Changes may have to be made to the original plan by HCE, she went on.
“The problem is, a couple years have gone by, and technology changes, and finance changes, so the best turbine to choose might not, in fact, be the GE 1.5,” she said, referring to the 1.5-megawatt turbine manufactured by General Electric, which was part of the plan for Middle Road. “That’ll be a subject for discussion.”
Either way, there are other factors besides wind speed that contribute to the feasibility of a wind project in Knox, she said.
“It always was feasible, depending on what the price of electricity is,” she said. “What’s the cost of money? What’s the source of funding? Who’s going to buy the electricity, and at what price? That’s outside my area of expertise.”
The business end
Pokorny said that one thing that makes it difficult for HCE to form a business plan is the fact that the cost of gas has dropped, “which has affected the relative profitability of wind projects, because it is a little more expensive initially,” she said. “The prices have been unstable.”
Loren Pruskowski, co-founder of Sustainable Energy Development, has been working at it for years. Pruskowski, too, points to the changing gas prices.
“That, coupled with the credit crisis it’s been hard to figure out how to apply incentive to the market,” said Pruskowski. “The credit crisis rearranged the financing community for wind power, and a lot of the people who used to give money to projects just couldn’t anymore, because they didn’t have the money.”
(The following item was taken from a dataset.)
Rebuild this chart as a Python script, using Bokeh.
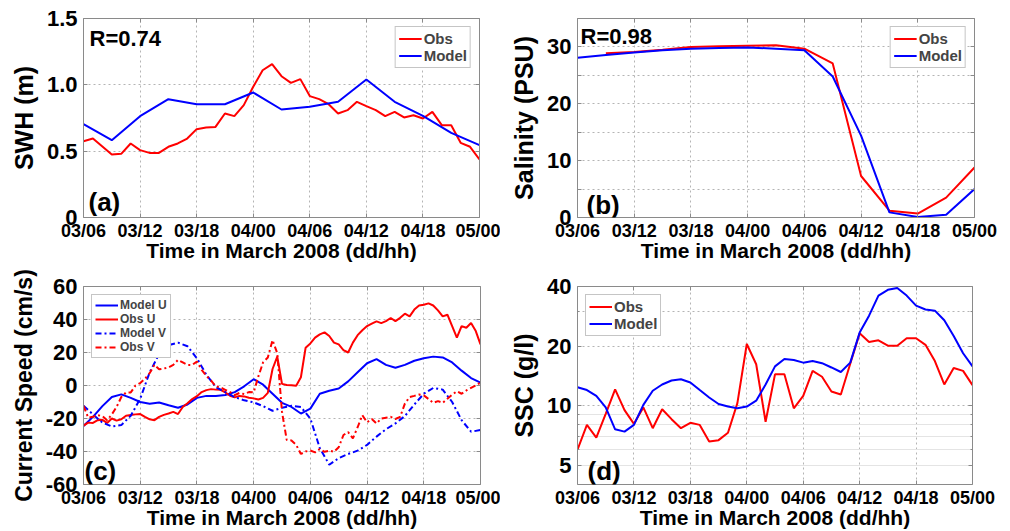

He went on, “Then, new incentives came online from the federal administration to try to promote projects, so a new normal is trying to be established in the financing community, but nobody knows what that normal is.”
The difficulty with getting loans from banks is another roadblock, he said.
“One of the most important things to realize is that it’s really hard to compete on wholesale markets for a small wind project,” Pruskowski said. “So, we’re going to start examining ways to capture retail value for electricity, and that’s where the focus needs to be moving forward.”